The Amazing Spider-Man: DVD Review
Released by Sony Home Entertainment
Andrew Garfield takes on the iconic role of Peter Parker,
in this reboot of the franchise.
Abandoned by his parents when he was a young boy, Peter grows up with his Uncle Ben (the ever brilliant Martin Sheen) and Aunt May (Sally Field). A typical teenage outsider, this Parker is a skateboarder who defends the picked on at school and gets a beating for his troubles.
But it also gets him the attention of Gwen Stacy (Emma Stone, in yet another excellent turn).
Trying to find out what happened to his parents, Peter's awkward quest leads him to Oscorp and the one armed Dr Curt Connors (Rhys Ifans), his father's former partner. Connors' research is into tissue regeneration and when Peter helps with the research, he inadvertently sets in motion a chain of events which will have catastrophic life-changing effects.
The idea of a reboot of the Spider-man series wasn't one which had some fans and movie goers excited.
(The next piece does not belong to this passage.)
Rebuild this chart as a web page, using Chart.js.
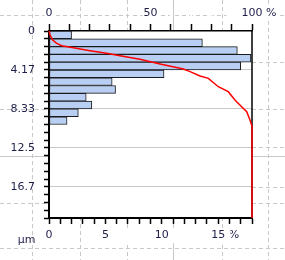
<!DOCTYPE html>
<html><head><meta charset="utf-8">
<script src="https://cdn.jsdelivr.net/npm/chart.js@4.4.1/dist/chart.umd.min.js"></script>
<style>html,body{margin:0;padding:0;background:#fff}#wrap{width:285px;height:260px;position:relative}</style>
</head><body><div id="wrap"><canvas id="c"></canvas></div>
<script>
// ---- data ----
const binCentersUm = [0.417, 1.25, 2.083, 2.917, 3.75, 4.583, 5.417, 6.25, 7.083, 7.917, 8.75, 9.583];
const binPercent   = [2.0, 13.6, 16.7, 17.9, 17.0, 10.2, 5.6, 5.9, 3.3, 3.8, 2.6, 1.6];
const cumSizeUm    = [0, 0.43, 0.96, 1.32, 1.57, 1.79, 2.11, 2.39, 2.64, 3.03, 3.53, 4.06, 4.35, 4.81, 5.06, 5.96, 6.49, 7.38, 8.10, 8.63, 9.52, 10.2, 20];
const cumPercent   = [0, 0.5, 1.8, 3.8, 6.3, 12.0, 20.2, 28.4, 35.0, 44.8, 54.7, 66.2, 69.5, 74.4, 78.5, 83.4, 88.3, 91.6, 94.9, 97.4, 99.0, 100, 100];
const yTickLabels      = ['0', '4.17', '8.33', '12.5', '16.7'];
const bottomTickLabels = ['0', '5', '10', '15 %'];
const topTickLabels    = ['0', '50', '100 %'];
const yUnitLabel = 'μm';

const FONT = {family: 'DejaVu Sans', size: 11};
const TXT = '#1e1e4a';
const GRIDC = '#c8c8c8';
const Y_STEP = 20 / 24;

function padPct(s) { return s.endsWith(' %') ? '    ' + s : s; }
function tickNo(v, step) { return Math.round(v / step); }

// decorative page grid behind the chart
const bgPlugin = {
  id: 'bg',
  beforeDraw(chart) {
    const ctx = chart.ctx, W = chart.width, H = chart.height, a = chart.chartArea;
    ctx.save();
    ctx.fillStyle = '#fff'; ctx.fillRect(0, 0, W, H);
    ctx.strokeStyle = GRIDC; ctx.lineWidth = 1;
    ctx.setLineDash([4, 3]);
    [15.5, 109.5, 203.5, 248.5].forEach(y => { ctx.beginPath(); ctx.moveTo(0, y); ctx.lineTo(W, y); ctx.stroke(); });
    [62.5, 147.5, 187.5].forEach(y => { ctx.beginPath(); ctx.moveTo(a.right, y); ctx.lineTo(W, y); ctx.stroke(); });
    [32.5, 80.5, 127.5, 222.5, 268.5].forEach(x => { ctx.beginPath(); ctx.moveTo(x, 0); ctx.lineTo(x, H); ctx.stroke(); });
    ctx.setLineDash([]);
    ctx.beginPath(); ctx.moveTo(173.5, 0); ctx.lineTo(173.5, H); ctx.stroke();
    ctx.beginPath(); ctx.moveTo(0, 156.5); ctx.lineTo(W, 156.5); ctx.stroke();
    ctx.fillStyle = '#fff';
    ctx.fillRect(a.left, a.top, a.right - a.left, a.bottom - a.top);
    ctx.restore();
  },
  beforeDatasetsDraw(chart) {
    const ctx = chart.ctx, a = chart.chartArea;
    ctx.save();
    ctx.strokeStyle = '#000'; ctx.lineWidth = 1.5;
    ctx.beginPath(); ctx.moveTo(a.right, a.top); ctx.lineTo(a.right, a.bottom); ctx.stroke();
    ctx.restore();
  },
  afterDraw(chart) {
    const ctx = chart.ctx;
    const xs = chart.scales.x, ys = chart.scales.y;
    ctx.save();
    ctx.font = FONT.size + 'px "' + FONT.family + '"';
    ctx.fillStyle = TXT; ctx.textAlign = 'center'; ctx.textBaseline = 'middle';
    ctx.fillText(yUnitLabel, (ys.left + ys.right) / 2 + 2, xs.top + 22);
    ctx.restore();
  }
};

new Chart(document.getElementById('c'), {
  data: {
    datasets: [
      {
        type: 'bar', indexAxis: 'y', xAxisID: 'x', yAxisID: 'y',
        data: binCentersUm.map((u, i) => ({y: u, x: binPercent[i]})),
        backgroundColor: '#b8cff3', borderColor: '#1a1a1a', borderWidth: 1,
        borderSkipped: false, barPercentage: 1, categoryPercentage: 1, grouped: false, order: 2
      },
      {
        type: 'line', indexAxis: 'y', xAxisID: 'x2', yAxisID: 'y',
        data: cumSizeUm.map((u, i) => ({y: u, x: cumPercent[i]})),
        borderColor: '#ff0000', borderWidth: 1.5, pointRadius: 0, tension: 0,
        fill: false, clip: 4, order: 1
      }
    ]
  },
  options: {
    responsive: true, maintainAspectRatio: false, animation: false,
    layout: {padding: {left: 0, right: 33, top: 0, bottom: 0}},
    plugins: {legend: {display: false}, tooltip: {enabled: false}},
    scales: {
      y: {
        type: 'linear', position: 'left', reverse: true, min: 0, max: 20, offset: false,
        afterFit(s) { s.width = 49; },
        border: {display: true, color: '#000', width: 2},
        grid: {
          offset: false, drawOnChartArea: true, tickLength: 5, tickWidth: 1.5, tickColor: '#000',
          color: c => { const k = c.tick ? tickNo(c.tick.value, Y_STEP) : 0; return (k % 5 === 0 && k > 0 && k < 24) ? GRIDC : 'rgba(0,0,0,0)'; },
          borderDash: [4, 3], tickBorderDash: [], lineWidth: 1
        },
        ticks: {
          stepSize: Y_STEP, autoSkip: false, padding: 9, color: TXT, font: FONT,
          callback: (v) => { const k = tickNo(v, Y_STEP); return k % 5 === 0 ? (yTickLabels[k / 5] ?? '') : ''; }
        }
      },
      x: {
        type: 'linear', position: 'bottom', min: 0, max: 18, offset: false,
        afterFit(s) { s.height = 42; },
        border: {display: true, color: '#000', width: 2},
        grid: {offset: false, drawOnChartArea: false, tickLength: 6, tickWidth: 1.5, tickColor: '#000'},
        ticks: {
          stepSize: 1, autoSkip: false, maxRotation: 0, padding: 5, color: TXT, font: FONT,
          showLabelBackdrop: true, backdropColor: '#fff', backdropPadding: 1,
          callback: (v) => v % 5 === 0 ? padPct(bottomTickLabels[v / 5] ?? '') : ''
        }
      },
      x2: {
        type: 'linear', position: 'top', min: 0, max: 100, offset: false,
        afterFit(s) { s.height = 31; },
        border: {display: true, color: '#000', width: 1.5},
        grid: {offset: false, drawOnChartArea: false, tickLength: 7, tickWidth: 1.5, tickColor: '#000'},
        ticks: {
          stepSize: 10, autoSkip: false, maxRotation: 0, padding: 4, color: TXT, font: FONT,
          showLabelBackdrop: true, backdropColor: '#fff', backdropPadding: 1,
          callback: (v) => v % 50 === 0 ? padPct(topTickLabels[v / 50] ?? '') : ''
        }
      }
    }
  },
  plugins: [bgPlugin]
});
</script>
</body></html>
Sam Raimi, Tobey Maguire and Kirsten Dunst had pretty much
got it wrapped up with the trilogy of films nearly a decade ago, so
there was perhaps some fears as to where a new version of the
established story could go.
But clearly, based on this latest, the answer is wherever it wants.
Andrew Garfield and Emma Stone are the perfect pair as Spidey and Stacy; they have a sparky, realistic relationship which is grounded, human and benefits from excellent chemistry. There's a playfulness underpinning the usual sadness of this relationship and is a direct result of an early unveiling that Parker is Spider-man. It's a bold creative decision which means this version of Spider-man doesn't wallow or wander into emo territory, preferring to bring a bit of spring into the proceedings. His is also a Peter Parker whose strength is in science, with the web slinging the result of the Spidey intelligence rather than a genetic touch. It's a nice nod to the comics' history and also gives this Spidey a bit more of a vulnerable feel, prone as he is to looking beaten to pieces after the mask's taken off following a fight with Lizard.
If you're being picky about this version of Spider-man,
you could argue that the Lizard lets the side down a little in
terms of creating a creature that matches some of the other FX work
within the film; and his overall plot to take the world isn't
anything spectacularly original or cleverly executed. Plus the
film's ever so slightly long with some heavy handed cheesy moments
towards the end - a scene where workmen line up cranes to help an
injured Spidey get to the top of the Oscorp tower is painful in
some ways. However, those are a few minor niggles for a film
which delivers good solid action and a strong story which engages
the heart as well as the visual senses.
But all in all, The Amazing Spider-man is a stunning take on an established comic book favourite - and manages to put the prior versions in the shade, which is no mean feat.